Answer
inflection points $(-\pi,0), (\pi,0)$
$y(\pm\frac{\pi}{2})=1$ and $y(\pm2\pi)=0$ are local maxima,
$y(0)=0$ and $y(\pm\frac{3\pi}{2})=-1$ are local minima.
Concave up on $(-2\pi,-\pi),(\pi,2\pi)$, concave down on $(-\pi,0),(0,\pi)$
Work Step by Step
Step 1. Given the function $y=sin|x|, -2\pi\leq x \leq2\pi$, we have $y'=\begin{cases}cos(x)\ 0\leq x\leq2\pi\\-cos(x)\ -2\pi\leq x\lt0\end{cases}$ and $y''=\begin{cases}-sin(x)\ 0\leq x\leq2\pi\\sin(x)\ -2\pi\leq x\lt0\end{cases}$.
Step 2. The inflection points can be found when $y''=0$ or it does not exist. We have $sin(x)=0, x=0,\pm\pi,\pm2\pi$. The inflection requires a change of concavity across the point and we should exclude endpoints where only half of the curve is available; thus we have $x=\pm\pi$ with coordinates $(-\pi,0), (\pi,0)$
Step 3. The extrema happen when $y'=0$, undefined, or at endpoints; thus we have $cos(x)=0$ and the critical points within the domain are $x=0, \pm\pi/2,\pm3\pi/2,\pm2\pi$.
Step 4. We have $y(0)=0, y(\pm\frac{\pi}{2})=1$,$y(\pm\frac{3\pi}{2})=-1,y(\pm2\pi)=0$.
Step 5. Test signs of $y'$ across critical points $(-2\pi)..(-)..(-\frac{3\pi}{2})..(+)..(-\frac{\pi}{2})..(-)..(0)..(+)..(\frac{\pi}{2})..(-)..(\frac{3\pi}{2})..(+)..(2\pi)$; thus we have $y(\pm\frac{\pi}{2})=1$ and $y(\pm2\pi)=0$ as local maxima, $y(0)=0$ and $y(\pm\frac{3\pi}{2})=-1$ as local minima.
Step 6. We can identify as $y(\pm\frac{\pi}{2})=1$ as an absolute maximum and $y(\pm\frac{3\pi}{2})=-1$ as an absolute minimum in the interval.

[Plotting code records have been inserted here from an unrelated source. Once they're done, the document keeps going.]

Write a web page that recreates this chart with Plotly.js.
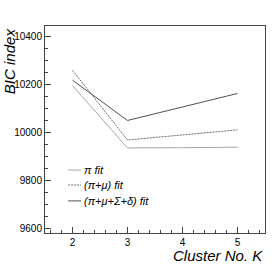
<!DOCTYPE html>
<html><head><meta charset="utf-8">
<script src="https://cdn.plot.ly/plotly-3.0.1.min.js"></script>
<style>html,body{margin:0;padding:0;background:#fff}#chart{width:276px;height:266px}</style>
</head><body><div id="chart"></div>
<script>
const clusters = [2, 3, 4, 5];
const piFit = [10195, 9936, 9937, 9939];
const piMuFit = [10258, 9969, 9990, 10011];
const allFit = [10217, 10050, 10106, 10162];
const legendLabels = ['\u03c0 fit', '(\u03c0+\u03bc) fit', '(\u03c0+\u03bc+\u03a3+\u03b4) fit'];
const yTicks = [9600, 9800, 10000, 10200, 10400];
const xTicks = [2, 3, 4, 5];

const styles = [
  {color:'#a8a8a8', dash:'solid'},
  {color:'#6a6a6a', dash:'2px,1px'},
  {color:'#505050', dash:'solid'}
];
const series = [piFit, piMuFit, allFit];
const traces = series.map((s,i)=>({
  x: clusters, y: s, type:'scatter', mode:'lines',
  line:{color:styles[i].color, width:1, dash:styles[i].dash},
  showlegend:false, hoverinfo:'skip'
}));

const font = {family:'Liberation Sans, Arial, sans-serif', color:'#000'};
const legY = [0.304, 0.232, 0.155];
const shapes = legY.map((y,i)=>({
  type:'line', xref:'paper', yref:'paper', x0:0.105, x1:0.164, y0:y, y1:y,
  line:{color:styles[i].color, width:1, dash:styles[i].dash}
}));
const annotations = legY.map((y,i)=>({
  xref:'paper', yref:'paper', x:0.168, y:y, xanchor:'left', yanchor:'middle',
  text:legendLabels[i], showarrow:false,
  font:Object.assign({}, font, {size:11, style:'italic'})
}));
annotations.push({
  xref:'paper', yref:'paper', x:-0.163, y:1.0, xanchor:'center', yanchor:'top',
  textangle:-90, text:'BIC index', showarrow:false,
  font:Object.assign({}, font, {size:15, style:'italic'})
});
annotations.push({
  xref:'paper', yref:'paper', x:1.0, y:-0.111, xanchor:'right', yanchor:'middle',
  text:'Cluster No. K', showarrow:false,
  font:Object.assign({}, font, {size:15, style:'italic'})
});

const layout = {
  width:276, height:266,
  margin:{l:45, r:11, t:26, b:33},
  paper_bgcolor:'#fff', plot_bgcolor:'#fff',
  font:Object.assign({}, font, {size:10}),
  xaxis:{
    range:[1.5, 5.5], tickvals:xTicks, ticktext:xTicks.map(String),
    ticks:'inside', ticklen:6, tickcolor:'#444', showgrid:false, zeroline:false,
    showline:true, linecolor:'#444', linewidth:1, mirror:true,
    minor:{dtick:0.2, tick0:0, ticks:'inside', ticklen:3, tickcolor:'#444', showgrid:false},
    tickfont:Object.assign({}, font, {size:10})
  },
  yaxis:{
    range:[9583, 10442], tickvals:yTicks, ticktext:yTicks.map(String),
    ticks:'inside', ticklen:6, tickcolor:'#444', showgrid:false, zeroline:false,
    showline:true, linecolor:'#444', linewidth:1, mirror:true,
    minor:{dtick:50, tick0:0, ticks:'inside', ticklen:3, tickcolor:'#444', showgrid:false},
    tickfont:Object.assign({}, font, {size:10})
  },
  shapes:shapes, annotations:annotations
};
Plotly.newPlot('chart', traces, layout, {staticPlot:true, displayModeBar:false});
</script></body></html>
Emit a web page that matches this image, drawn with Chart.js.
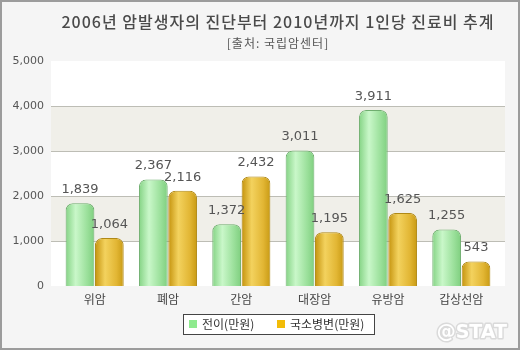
<!DOCTYPE html>
<html>
<head>
<meta charset="utf-8">
<script src="https://cdn.jsdelivr.net/npm/chart.js@4.4.0/dist/chart.umd.min.js"></script>
<style>
  html, body { margin: 0; padding: 0; background: #f5f5f5; }
  #wrap { width: 520px; height: 350px; }
</style>
</head>
<body>
<div id="wrap"><canvas id="costChart" width="520" height="350"></canvas></div>
<script>
const categories = ["위암", "폐암", "간암", "대장암", "유방암", "갑상선암"];
const metastasis = [1839, 2367, 1372, 3011, 3911, 1255];
const localLesion = [1064, 2116, 2432, 1195, 1625, 543];
const yTicks = [0, 1000, 2000, 3000, 4000, 5000];

const titleText = "2006년 암발생자의 진단부터 2010년까지 1인당 진료비 추계";
const sourceText = "[출처: 국립암센터]";

const KR = "'Noto Sans CJK KR', 'Noto Sans', sans-serif";
const CAT_PCT = 0.8;
const BAR_PCT = 0.98;

// horizontal shading across each bar: darker edges, bright stripe left of centre
const shades = [
  ["#84d384", "#c9f7c9", "#9be09b", "#7fcf7f"],
  ["#c4920c", "#f3d25e", "#e2b634", "#c89a14"]
];

function barFill(ctx) {
  const chart = ctx.chart;
  const x = chart.scales.x;
  const stops = shades[ctx.datasetIndex];
  if (!x || ctx.dataIndex === undefined) return stops[1];
  const cat = x.width / categories.length;
  const bw = cat * CAT_PCT / 2 * BAR_PCT;
  const side = ctx.datasetIndex === 0 ? -1 : 1;
  const cx = x.getPixelForValue(ctx.dataIndex) + side * cat * CAT_PCT / 4;
  if (!isFinite(cx) || !isFinite(bw) || bw <= 0) return stops[1];
  const g = chart.ctx.createLinearGradient(cx - bw / 2, 0, cx + bw / 2, 0);
  g.addColorStop(0, stops[0]);
  g.addColorStop(0.35, stops[1]);
  g.addColorStop(0.75, stops[2]);
  g.addColorStop(1, stops[3]);
  return g;
}

const frame = {
  id: "frame",
  beforeDraw(chart) {
    const c = chart.ctx;
    const { left, right, top, bottom } = chart.chartArea;
    const y = chart.scales.y;
    c.save();
    c.fillStyle = "#f5f5f5";
    c.fillRect(0, 0, chart.width, chart.height);
    c.strokeStyle = "#9c9c9c";
    c.lineWidth = 2;
    c.strokeRect(1, 1, chart.width - 2, chart.height - 2);

    // plot background with alternating bands, a little wider than the category axis
    const l = left - 7, r = right + 7;
    c.fillStyle = "#ffffff";
    c.fillRect(l, top, r - l, bottom - top);
    for (let i = 0; i < yTicks.length - 1; i++) {
      if (i % 2 === 1) {
        const y0 = y.getPixelForValue(yTicks[i + 1]);
        const y1 = y.getPixelForValue(yTicks[i]);
        c.fillStyle = "#f0efe9";
        c.fillRect(l, y0, r - l, y1 - y0);
      }
    }
    c.strokeStyle = "#bdbdb5";
    c.lineWidth = 1;
    for (let i = 1; i < yTicks.length - 1; i++) {
      const py = Math.round(y.getPixelForValue(yTicks[i])) + 0.5;
      c.beginPath();
      c.moveTo(l, py);
      c.lineTo(r, py);
      c.stroke();
    }

    // title and source, centred over the plot
    const mid = (left + right) / 2;
    c.textAlign = "center";
    c.textBaseline = "middle";
    c.fillStyle = "#4a4a4a";
    c.letterSpacing = "1px";
    c.font = "500 16px " + KR;
    c.fillText(titleText, mid, 22);
    c.fillStyle = "#555555";
    c.font = "12px " + KR;
    c.fillText(sourceText, mid, 43);
    c.letterSpacing = "0px";
    c.restore();
  },
  afterDraw(chart) {
    const c = chart.ctx;
    c.save();
    // value labels above each bar
    c.font = "13px 'DejaVu Sans', sans-serif";
    c.fillStyle = "#555555";
    c.textAlign = "center";
    c.textBaseline = "bottom";
    chart.data.datasets.forEach((ds, di) => {
      chart.getDatasetMeta(di).data.forEach((bar, i) => {
        c.fillText(ds.data[i].toLocaleString("en-US"), bar.x, bar.y - 7);
      });
    });

    // legend box
    c.fillStyle = "#ffffff";
    c.fillRect(183, 314, 191, 20);
    c.strokeStyle = "#444444";
    c.lineWidth = 1;
    c.strokeRect(183.5, 314.5, 191, 20);
    const items = [
      { x: 189, color: "#8eea8e" },
      { x: 277, color: "#f2bc08" }
    ];
    c.font = "12px " + KR;
    c.textAlign = "left";
    c.textBaseline = "middle";
    items.forEach((it, i) => {
      c.fillStyle = it.color;
      c.fillRect(it.x, 320, 8, 8);
      c.fillStyle = "#333333";
      c.fillText(chart.data.datasets[i].label, it.x + 13, 324.5);
    });

    // watermark
    c.font = "bold 19px 'DejaVu Sans', sans-serif";
    c.textAlign = "right";
    c.lineJoin = "round";
    c.strokeStyle = "#dadada";
    c.lineWidth = 3;
    c.strokeText("@STAT", 507, 333);
    c.fillStyle = "#ffffff";
    c.fillText("@STAT", 507, 333);
    c.restore();
  }
};

const chart = new Chart(document.getElementById("costChart"), {
  type: "bar",
  data: {
    labels: categories,
    datasets: [
      {
        label: "전이(만원)",
        data: metastasis,
        backgroundColor: barFill,
        borderColor: "#6fae6f",
        borderWidth: 1,
        borderRadius: { topLeft: 7, topRight: 7 },
        borderSkipped: "bottom",
        categoryPercentage: CAT_PCT,
        barPercentage: BAR_PCT
      },
      {
        label: "국소병변(만원)",
        data: localLesion,
        backgroundColor: barFill,
        borderColor: "#b08916",
        borderWidth: 1,
        borderRadius: { topLeft: 7, topRight: 7 },
        borderSkipped: "bottom",
        categoryPercentage: CAT_PCT,
        barPercentage: BAR_PCT
      }
    ]
  },
  options: {
    responsive: false,
    animation: false,
    layout: { padding: { top: 61, right: 22, bottom: 40, left: 0 } },
    plugins: {
      legend: { display: false },
      title: { display: false },
      tooltip: { enabled: false }
    },
    scales: {
      x: {
        grid: { display: false, drawTicks: false },
        border: { display: false },
        ticks: { color: "#444444", font: { family: KR, size: 12 }, padding: 6 },
        afterFit(scale) { scale.height = 24; }
      },
      y: {
        min: 0,
        max: 5000,
        afterBuildTicks(scale) { scale.ticks = yTicks.map(v => ({ value: v })); },
        grid: { display: false, drawTicks: false },
        border: { display: false },
        ticks: {
          color: "#555555",
          font: { family: "'DejaVu Sans', sans-serif", size: 11 },
          padding: 14,
          callback: v => v.toLocaleString("en-US")
        },
        afterFit(scale) { scale.width = 58; }
      }
    }
  },
  plugins: [frame]
});
</script>
</body>
</html>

Step 7. To identify the intervals on which the function is concave up and concave down, we need to examine the sign of $y''$ on different intervals. We have $(-2\pi)..(+)..(-\pi)..(-)..(0)..(-)..(\pi)..(+)..(2\pi)$,
Step 8. The function is concave up on $(-2\pi,-\pi),(\pi,2\pi)$ and concave down on $(-\pi,0),(0,\pi)$